New York Times hires its first social media editor
LONDON - The New York Times has named Jennifer Preston its first "social media editor", a new role aimed at expanding and promoting the 157-year-old newspaper on sites such as Twitter, Facebook, YouTube and Digg.
Preston is a New York newspaper veteran with 25 years' experience and former Times regional editor.
Her role will entail working closely with the Times newsroom, its editors, reporters and bloggers to help them use social media to find sources, contacts and information, to gather and break news, and above all, get tweeting.
The Times said Preston will encourage staff to engage readers on a number of social media platforms, such as Facebook, YouTube, Flickr and Digg.
In an internal staff memo, the Times said: "[An] awful lot of people are finding our work not by coming to our homepage or looking at our newspaper but through alerts and recommendations from their friends and colleagues.
"So we ought to learn how to reach those people effectively and serve them well."
The social media editor has been busy on Twitter since signing up, her first Tweet reading: "Hi, I'm the NYT's new social media editor. More details later. How should @nytimes be using Twitter?"

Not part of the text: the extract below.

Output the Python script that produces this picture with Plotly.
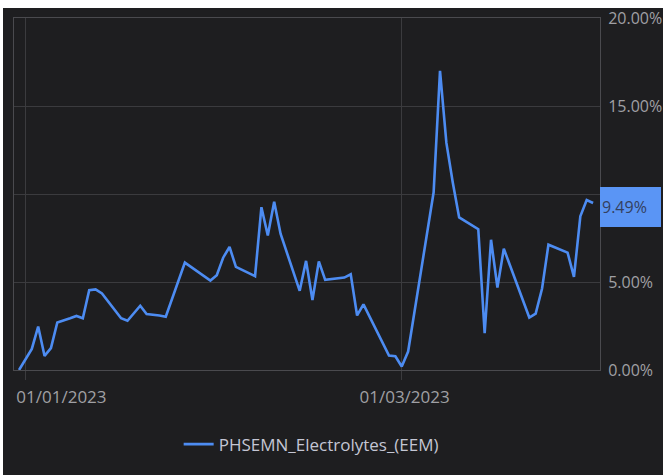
import plotly.graph_objects as go

# cumulative return series (%), business days
dates = ['2022-12-31', '2023-01-02', '2023-01-03', '2023-01-04', '2023-01-05', '2023-01-06',
         '2023-01-08', '2023-01-09', '2023-01-10', '2023-01-11', '2023-01-12', '2023-01-13',
         '2023-01-16', '2023-01-17', '2023-01-19', '2023-01-20', '2023-01-22', '2023-01-23',
         '2023-01-26', '2023-01-30', '2023-01-31', '2023-02-01', '2023-02-02', '2023-02-03',
         '2023-02-06', '2023-02-07', '2023-02-08', '2023-02-09', '2023-02-10', '2023-02-13',
         '2023-02-14', '2023-02-15', '2023-02-16', '2023-02-17', '2023-02-20', '2023-02-21',
         '2023-02-22', '2023-02-23', '2023-02-27', '2023-02-28', '2023-03-01', '2023-03-02',
         '2023-03-06', '2023-03-07', '2023-03-08', '2023-03-09', '2023-03-10', '2023-03-13',
         '2023-03-14', '2023-03-15', '2023-03-16', '2023-03-17', '2023-03-21', '2023-03-22',
         '2023-03-23', '2023-03-24', '2023-03-27', '2023-03-28', '2023-03-29', '2023-03-30',
         '2023-03-31']
values = [0.0, 1.2, 2.47, 0.8, 1.24, 2.7,
          2.94, 3.07, 2.94, 4.54, 4.58, 4.35,
          2.94, 2.8, 3.65, 3.18, 3.1, 3.03,
          6.1, 5.08, 5.38, 6.38, 6.99, 5.86,
          5.33, 9.25, 7.64, 9.56, 7.74, 4.5,
          6.2, 3.98, 6.17, 5.12, 5.25, 5.44,
          3.1, 3.73, 0.82, 0.78, 0.2, 1.05,
          10.1, 17.0, 12.9, 10.65, 8.67, 8.0,
          2.09, 7.4, 4.69, 6.89, 2.98, 3.2,
          4.63, 7.12, 6.67, 5.29, 8.73, 9.66,
          9.49]

x_ticks = ['2023-01-01', '2023-03-01']
x_labels = ['01/01/2023', '01/03/2023' + '\u00a0' * 15]
y_ticks = [0, 5, 10, 15, 20]
y_labels = ['0.00%', '5.00%', '', '15.00%', '20.00%']
series_name = 'PHSEMN_Electrolytes_(EEM)'
last_label = '9.49%'

bg = '#1e1e20'
grid = '#3b3b3e'
blue = '#4d8cf2'

fig = go.Figure(layout=go.Layout(
    width=663, height=475,
    paper_bgcolor=bg, plot_bgcolor=bg,
    margin=dict(l=14, r=63, t=18, b=103),
    font=dict(family='Open Sans, Noto Sans, sans-serif', size=16, color='#a0a0a4'),
    showlegend=True,
    legend=dict(orientation='h', x=0.281, xanchor='left', y=-0.212, yanchor='middle',
                font=dict(size=17, color='#c4c6d4'), bgcolor='rgba(0,0,0,0)'),
))

fig.add_trace(go.Scatter(x=dates, y=values, mode='lines', name=series_name,
                         line=dict(color=blue, width=2.6),
                         hovertemplate='Date: %{x}<br>Return: %{y:.2f}%'))

fig.update_xaxes(type='date', range=['2022-12-30 05:00', '2023-04-01 02:00'],
                 tickvals=x_ticks, ticktext=x_labels, ticklabelshift=36,
                 automargin=False, tickfont=dict(size=17),
                 showgrid=True, gridcolor=grid, gridwidth=1,
                 ticks='outside', ticklen=9, tickcolor=grid, ticklabelstandoff=3,
                 showline=True, linecolor='#4a4a4e', mirror=True, zeroline=False)
fig.update_yaxes(side='right', range=[0, 20], tickvals=y_ticks, ticktext=y_labels,
                 automargin=False, ticklabeloverflow='allow',
                 showgrid=True, gridcolor=grid, gridwidth=1, ticklabelstandoff=4,
                 showline=True, linecolor='#4a4a4e', mirror=True, zeroline=False)

# last value marker on the axis
fig.add_annotation(xref='paper', x=1, xanchor='left', yref='y', y=values[-1], yshift=-4,
                   text=last_label, showarrow=False, align='left',
                   bgcolor='#5a95f5', width=57, height=36, borderpad=2, borderwidth=0,
                   font=dict(size=16, color='#34405e'))

# white strips at the page edge
fig.add_shape(type='rect', xref='paper', yref='paper', x0=-0.05, x1=1.2,
              y0=1 + 10 / 354, y1=1.1, fillcolor='white', line=dict(width=0), layer='above')
fig.add_shape(type='rect', xref='paper', yref='paper', x0=-0.05, x1=-11 / 586,
              y0=-0.4, y1=1.1, fillcolor='white', line=dict(width=0), layer='above')

fig.write_html("out.html", config={'displayModeBar': False},
               post_script="document.body.style.margin='0px';")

So far Preston has amassed over 2,500 followers and has been busy talking back and forth with them, exchanging a number of suggestions.
However, the Times newsroom is no slouch when it comes to Twitter, the company publishes over 100 Twitter feeds, many on a personal and anecdotal level such as the posts from media reporter Brian Stelter.
The Times also recently launched a Digg-like TimesWire, a real-time streaming feed of news stories that updates every minute.
The role of the social media editor will also include a small amount of policing, or making sure newsroom staff are not damaging the paper's reputation online.
Preston's appointment comes days after Times staff were lambasted for discussing details of a closed door editorial meeting on Twitter.
The Times' liberal adoption of social networking has differed from some of its competitor's ideologies, such as Bloomberg, which has severely cracked down on its employees' activities online.